Article Text

SAT0626 Metacarpophalangeal joint swelling in psoriatic arthritis: what does it mean?
  1. C Macía1,
  2. S Falcao2,
  3. M Gutierrez3,
  4. J Medina4,
  5. HB Hammer5,
  6. E De Miguel6
  1. 1Rheumatology, Hospital Universitario Severo Ochoa, Madrid, Spain
  2. 2Rheumatology, Chronic Diseases Study Center (CEDOC), NOVA Medical School, UNL, Lisboa, Portugal
  3. 3Rheumatology, Division of Musculoskeletal and Rheumatic Disorders. Instituto Nacional de Rehabilitaciόn, Mexico City, Mexico
  4. 4Rheumatology, Hospital Clínico Universitario, Valladolid, Spain
  5. 5Rheumatology, Diakonhjemmet Hospital, Oslo, Norway
  6. 6Rheumatology, Hospital Universitario la Paz, Madrid, Spain


Background Clinical metacarpophalangeal joint (MCPj) swelling is a frequent finding in psoriatic arthritis (PsA). It is assumed to be caused by intra-articular synovitis (IAS). However, ultrasound (US) have also demonstrated in PsA peritenon inflammation of the extensor digitorum tendon (PTI).To date the data about the significance of this two lesions (IAS and PTI) in MCPj swelling are sparse.

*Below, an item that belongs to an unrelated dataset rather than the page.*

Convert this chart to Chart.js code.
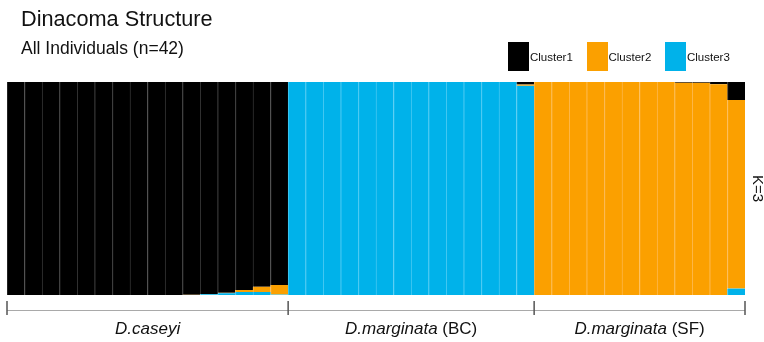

Objectives Our objective was to explore PTI and IAS as the cause of clinical MCPj swelling in PsA patients.

Methods 27 consecutive non selected PsA patients, fulfilling CASPAR criteria, with clinical involvement of at least one 2nd to 5th MCPj were included. A MyLab 70 XVG machine, Esaote, Genova, Italy, with a greyscale (GS) 13 MHz probe, and a 7.1 MHz power Doppler (PD) frequency (PRF 750 Hz, Gain 60) was used. Videos (3–5 sec) of each MCPj 2nd to 5th of both hands in transversal and longitudinal views were obtained for central reader analysis, scoring US as presence or absence in GS and PD of: 1) PTI (defined as an hypoechoic swelling of the soft tissue surrounding the extensor tendon at MCPj level with or without PD) and 2) IAS (OMERACT definition). US pathology for each joint and lesion was defined as at least three of five central readers having the same score. SPSS analysis was performed for frequencies, percentage of agreement and Cohen's Kappa test.

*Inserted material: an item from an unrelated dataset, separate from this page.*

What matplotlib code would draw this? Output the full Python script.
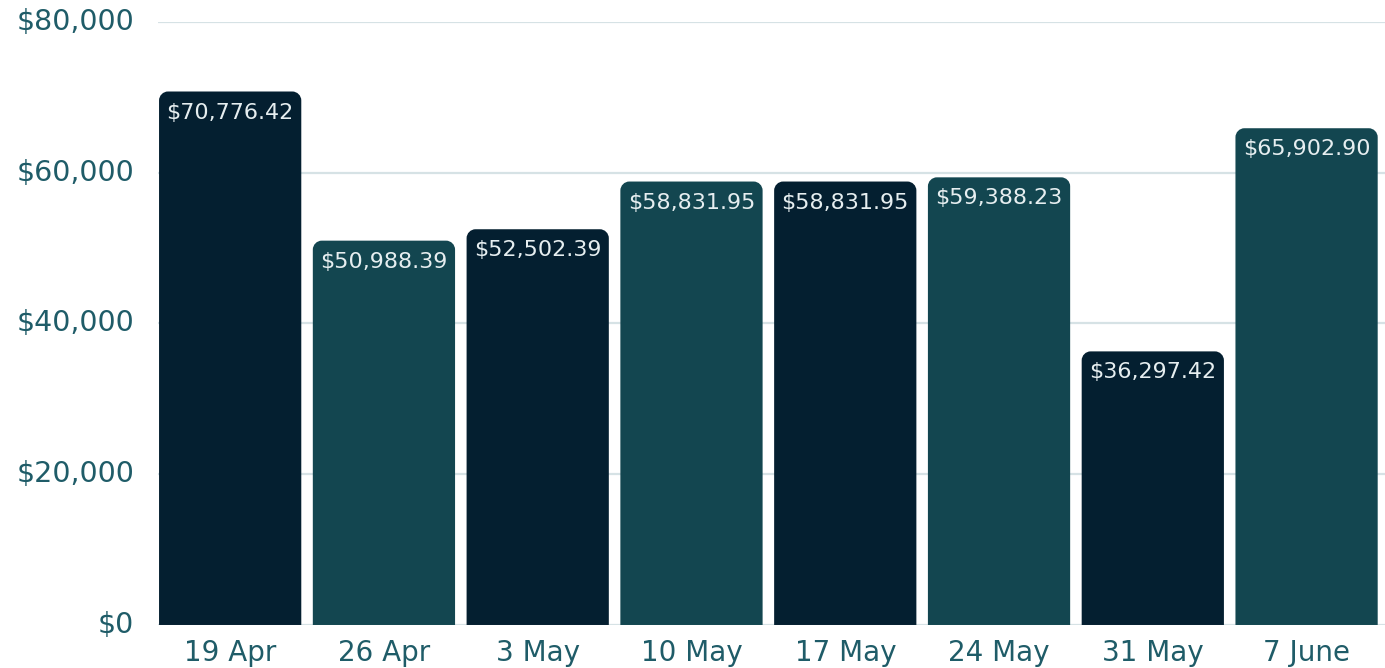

Results 27 PsA patients with a mean (SD) age of 56 (11) years and disease duration 109 (101) months were included. Isolated peripheral involvement was present in 21 patients (78%) and 6 (22%) had both axial and peripheral affection. Mean (SD) CRP level was 8.3 (8.2) mg/l and ESR 21.9 (19.3) mm. The mean DAS28 ESR was 3.88 (1.23). Psoriasis involvement included skin and nails in 15 (55.5%) of the patients.

A total of 216 MCPj were examined, with 60 (27,7%) being clinically swollen. The figure illustrates the agreement between clinical and US assessments, and the table shows the kappa values for the agreements. PTI in at least one MCPj was found in 19/27 patients (70%) with a total of 41/216 locations (19%) in GS. For IAS, there was GS in at least one MCPj in 23/27 patients (85%) with a total of 63/216 locations (29%). 28 of 41 (68.3%) joints had both PTI and IAS.

Table 1.

US findings versus Clinical joint swelling

Conclusions Our study identifies two different US lesions (IAS and PTI) causing clinical joint swelling. PTI is near as frequent as IAS as a cause of MCPj swelling, and future studies are necessary to explore the added value of assessing PTI for prognosis or treatment.